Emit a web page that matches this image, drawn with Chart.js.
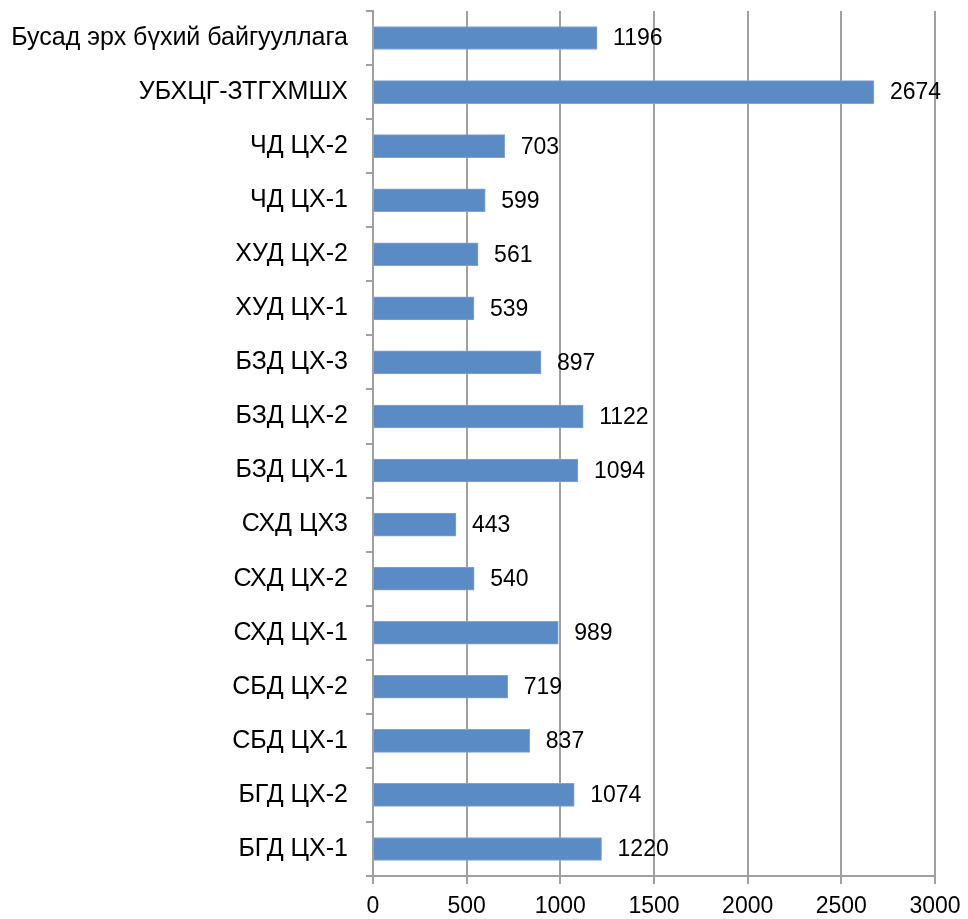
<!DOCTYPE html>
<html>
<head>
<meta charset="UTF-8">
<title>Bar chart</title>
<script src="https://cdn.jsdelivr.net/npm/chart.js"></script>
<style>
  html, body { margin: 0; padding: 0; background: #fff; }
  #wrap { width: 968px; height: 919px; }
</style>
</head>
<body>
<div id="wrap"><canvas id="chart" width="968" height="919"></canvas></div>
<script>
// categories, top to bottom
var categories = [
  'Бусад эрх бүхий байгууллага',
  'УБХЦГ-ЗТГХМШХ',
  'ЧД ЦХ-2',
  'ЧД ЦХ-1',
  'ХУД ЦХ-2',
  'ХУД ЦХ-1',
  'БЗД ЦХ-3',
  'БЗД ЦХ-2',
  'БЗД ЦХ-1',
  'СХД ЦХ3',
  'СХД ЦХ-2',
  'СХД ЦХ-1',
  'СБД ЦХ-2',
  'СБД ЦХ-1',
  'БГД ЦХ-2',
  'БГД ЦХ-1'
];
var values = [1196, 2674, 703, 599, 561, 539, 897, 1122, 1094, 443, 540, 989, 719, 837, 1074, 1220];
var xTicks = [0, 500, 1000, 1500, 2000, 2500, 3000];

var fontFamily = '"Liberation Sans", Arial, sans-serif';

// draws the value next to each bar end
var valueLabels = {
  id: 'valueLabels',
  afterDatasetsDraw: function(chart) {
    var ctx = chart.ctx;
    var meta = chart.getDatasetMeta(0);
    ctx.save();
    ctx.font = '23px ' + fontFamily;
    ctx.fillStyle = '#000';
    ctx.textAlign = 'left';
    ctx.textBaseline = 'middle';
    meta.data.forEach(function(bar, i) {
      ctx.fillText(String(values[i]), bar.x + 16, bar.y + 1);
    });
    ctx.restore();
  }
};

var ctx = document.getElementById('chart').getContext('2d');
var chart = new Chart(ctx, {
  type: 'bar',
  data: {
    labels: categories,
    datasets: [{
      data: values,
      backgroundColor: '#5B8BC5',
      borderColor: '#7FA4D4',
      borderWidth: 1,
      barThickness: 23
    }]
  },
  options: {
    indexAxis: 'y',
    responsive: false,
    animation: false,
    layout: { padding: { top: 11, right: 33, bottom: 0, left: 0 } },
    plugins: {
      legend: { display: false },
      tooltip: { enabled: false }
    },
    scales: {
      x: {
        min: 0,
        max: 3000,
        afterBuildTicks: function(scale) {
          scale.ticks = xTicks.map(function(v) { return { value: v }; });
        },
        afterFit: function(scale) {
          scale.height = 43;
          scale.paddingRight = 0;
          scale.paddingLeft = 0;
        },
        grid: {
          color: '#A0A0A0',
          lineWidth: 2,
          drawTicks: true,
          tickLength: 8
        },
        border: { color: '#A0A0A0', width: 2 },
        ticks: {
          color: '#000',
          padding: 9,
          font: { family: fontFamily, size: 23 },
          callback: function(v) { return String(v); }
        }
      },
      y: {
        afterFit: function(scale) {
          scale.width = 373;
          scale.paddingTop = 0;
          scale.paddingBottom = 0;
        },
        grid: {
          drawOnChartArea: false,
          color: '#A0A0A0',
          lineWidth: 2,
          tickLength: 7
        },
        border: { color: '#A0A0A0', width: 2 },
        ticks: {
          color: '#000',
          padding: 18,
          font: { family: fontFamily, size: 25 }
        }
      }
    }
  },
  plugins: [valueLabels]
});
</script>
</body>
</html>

• Given exercise: From the listing, extract all text exactly as given and drop any picture.

• Answer to this exercise:
Emit a web page that matches this image, drawn with Chart.js.
<!DOCTYPE html>
<html>
<head>
<meta charset="UTF-8">
<title>Bar chart</title>
<script src="https://cdn.jsdelivr.net/npm/chart.js"></script>
<style>
  html, body { margin: 0; padding: 0; background: #fff; }
  #wrap { width: 968px; height: 919px; }
</style>
</head>
<body>
<div id="wrap"><canvas id="chart" width="968" height="919"></canvas></div>
<script>
// categories, top to bottom
var categories = [
  'Бусад эрх бүхий байгууллага',
  'УБХЦГ-ЗТГХМШХ',
  'ЧД ЦХ-2',
  'ЧД ЦХ-1',
  'ХУД ЦХ-2',
  'ХУД ЦХ-1',
  'БЗД ЦХ-3',
  'БЗД ЦХ-2',
  'БЗД ЦХ-1',
  'СХД ЦХ3',
  'СХД ЦХ-2',
  'СХД ЦХ-1',
  'СБД ЦХ-2',
  'СБД ЦХ-1',
  'БГД ЦХ-2',
  'БГД ЦХ-1'
];
var values = [1196, 2674, 703, 599, 561, 539, 897, 1122, 1094, 443, 540, 989, 719, 837, 1074, 1220];
var xTicks = [0, 500, 1000, 1500, 2000, 2500, 3000];

var fontFamily = '"Liberation Sans", Arial, sans-serif';

// draws the value next to each bar end
var valueLabels = {
  id: 'valueLabels',
  afterDatasetsDraw: function(chart) {
    var ctx = chart.ctx;
    var meta = chart.getDatasetMeta(0);
    ctx.save();
    ctx.font = '23px ' + fontFamily;
    ctx.fillStyle = '#000';
    ctx.textAlign = 'left';
    ctx.textBaseline = 'middle';
    meta.data.forEach(function(bar, i) {
      ctx.fillText(String(values[i]), bar.x + 16, bar.y + 1);
    });
    ctx.restore();
  }
};

var ctx = document.getElementById('chart').getContext('2d');
var chart = new Chart(ctx, {
  type: 'bar',
  data: {
    labels: categories,
    datasets: [{
      data: values,
      backgroundColor: '#5B8BC5',
      borderColor: '#7FA4D4',
      borderWidth: 1,
      barThickness: 23
    }]
  },
  options: {
    indexAxis: 'y',
    responsive: false,
    animation: false,
    layout: { padding: { top: 11, right: 33, bottom: 0, left: 0 } },
    plugins: {
      legend: { display: false },
      tooltip: { enabled: false }
    },
    scales: {
      x: {
        min: 0,
        max: 3000,
        afterBuildTicks: function(scale) {
          scale.ticks = xTicks.map(function(v) { return { value: v }; });
        },
        afterFit: function(scale) {
          scale.height = 43;
          scale.paddingRight = 0;
          scale.paddingLeft = 0;
        },
        grid: {
          color: '#A0A0A0',
          lineWidth: 2,
          drawTicks: true,
          tickLength: 8
        },
        border: { color: '#A0A0A0', width: 2 },
        ticks: {
          color: '#000',
          padding: 9,
          font: { family: fontFamily, size: 23 },
          callback: function(v) { return String(v); }
        }
      },
      y: {
        afterFit: function(scale) {
          scale.width = 373;
          scale.paddingTop = 0;
          scale.paddingBottom = 0;
        },
        grid: {
          drawOnChartArea: false,
          color: '#A0A0A0',
          lineWidth: 2,
          tickLength: 7
        },
        border: { color: '#A0A0A0', width: 2 },
        ticks: {
          color: '#000',
          padding: 18,
          font: { family: fontFamily, size: 25 }
        }
      }
    }
  },
  plugins: [valueLabels]
});
</script>
</body>
</html>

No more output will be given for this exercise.